Son zamanlarda şüphesiz ki en büyük sorunlardan birisi küresel ısınmadır.

İnsanlar tarafından atmosfere salınan gazların sera etkisi yaratması sonucu dünya yüzeyinde sıcaklık git gide artıyor. Son dönemde insan türü dünyayı o kadar fazla etkisi altına aldı ki bir türü yaratabilir ya da diğer türün sonunu getirebilir konuma geldi.  Küresel ısınma sonucunda dünyanın bazı bölgelerinde seller, kasırgaların şiddeti artıyor.  Durumun şiddetinin farkında değiliz. Sıcak suda kaynar gibi kaynıyoruz.  Bu değişikliğe dayanamayan bitki ve hayvan türleri de tamamen değişip zamanla yok oluyor.  Küresel ısınma veya iklim değişikliği dünyamızın ilk defa karşılaştığı bir durum değil ancak artık eskisine göre  her şey çok daha hızlı gelişiyor. Bilim insanları küresel ısınmadan en fazla etkilenecek ülkelerden birinde Türkiye olduğunu dile getiriyor. Yaşanacak en önemli felaketlerin başında kuraklık geliyor. Dünyamız kendisine zaman zaman format atıyor yine de bu şimdi ki durumu kurtarmıyor. Dünya zaman zaman soğuma dönemlerini düzensiz tekrar etmiştir.  Soğukların gelmesi bir nesilin güneş sıcağının nasıl olduğunu bilmeden yaşamasına neden olacak. Bazı bilim adamları ise kar yağmasının belli bir süre masallara karışacağını söylüyor. Bir nesil hiçbir zaman kar göremeyecek eski fotoğraflardan bakıp kar yağmasının nasıl mümkün olduğunu düşünecek. Belki bir çocuk kar küresini eline alıp ne olduğunu saatlerce düşünecek. Düşen kar tanelerin yeryüzüne indiği söylendiği zaman yüzü şaşkınlık ifadesine bürünecek. 

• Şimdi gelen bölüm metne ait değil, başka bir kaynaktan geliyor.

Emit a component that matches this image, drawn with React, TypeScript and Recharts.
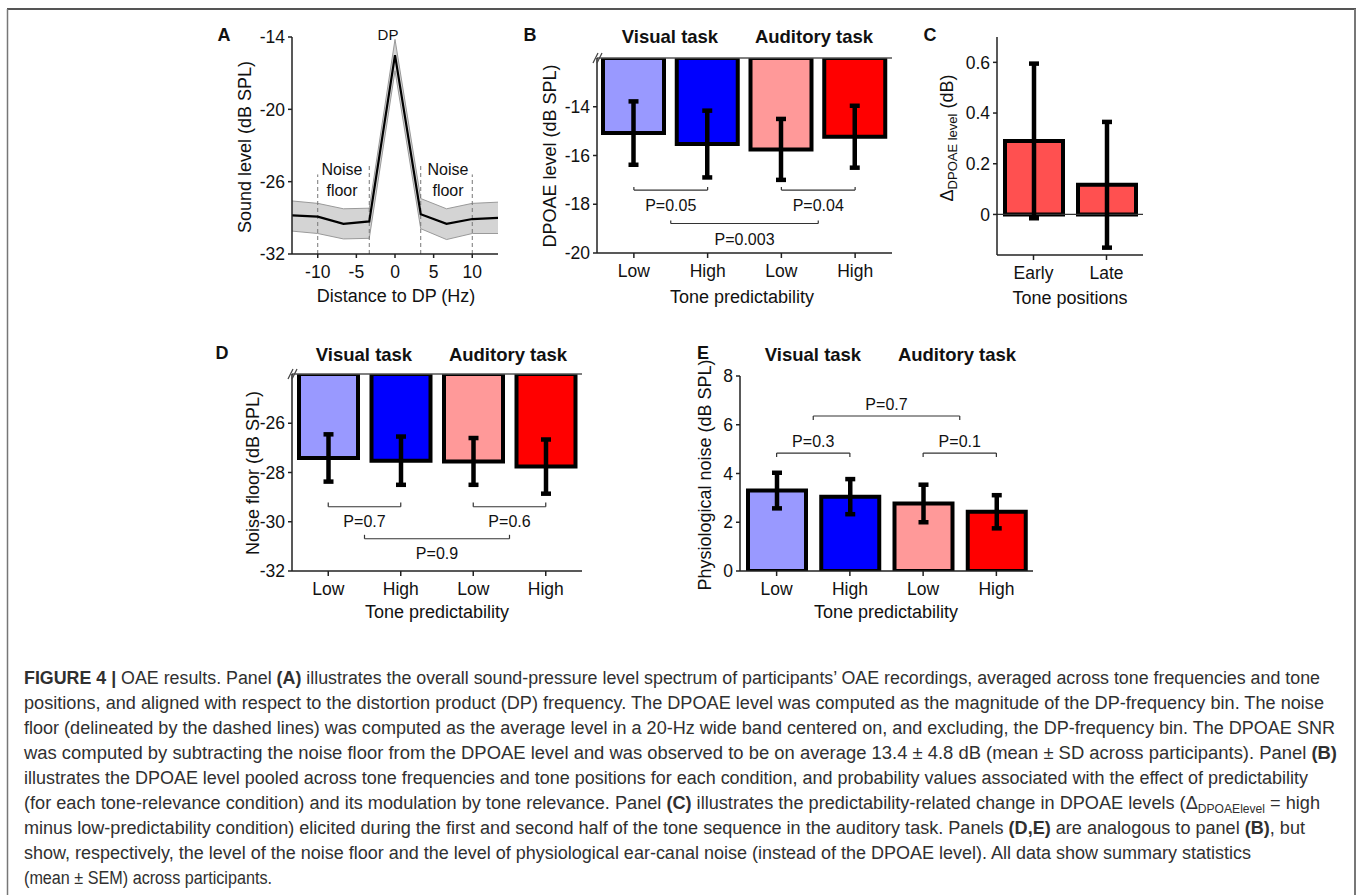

Peki bu durumun nasıl önüne geçebiliriz? 

Küresel ısınmayı önlemek için en büyük etken nüfus sayısı fazla olan ülkelerin çalışmalar yapmasıdır. Bireysel olarak bize büyük sorumluluklar düşüyor. Ağaç dikmek, Enerjiden tasarruf etmek, Elektrikleri aletlerin düğmesinden kapatmak, Güneş enerjisi kullanmak gibi örneklerin devamlılığını nesilden nesile aktarırsak kötü senaryoların önüne geçebiliriz. Durum ciddi ama yapabilecek şeyler var. 

Stephen Hawking dünyadaki yaşama dair en büyük tehditlerden biri olarak iklim değişikliğini düşünmüştü ve bu yüzden ABD’nin Paris Anlaşması’ndan çekilmesine dair endişelerini de şu şekilde açıklamıştı:

“Geri döndürülmez noktaya çok yakınız. Trump’ın bu eylemi Dünya’nın 250 derece sıcaklıkta ve asit yağmurlarının olduğu Venüs’e benzemesine giden yolu açabilir.” 

Hawking’e göre insanlığı Dünya’dan silecek; göktaşı çarpması gibi kozmik olayların yanı sıra yapay zeka, iklim değişikliği, virüsler veya nükleer savaş gibi olaylardan kaçmak mümkün değildi.  

İnsan olarak yapabileceklerimiz bu kadar fazlayken işin önem sırasını karıştırıyoruz. Bir yerde yangın çıkıyor ve o yangını söndürmek yerine yangını kimin çıkardığını bulmak için zaman kaybediyoruz. Artık doğayı o kadar fazla kullanıp tükettik ki doğanın attığı çığlıkları duyamıyoruz. Ya küresel ısınmaysa onu yakan? Ya bilinçsizce kestiğimiz ağaçlarsa o yangını çıkartan? Ya dönüşü olmayan noktayı geçtiysek? 

Bu dünya, bu toprak, hava hepimizin geleceğimize dair yaşanabilir bir çevre bizim elimizde.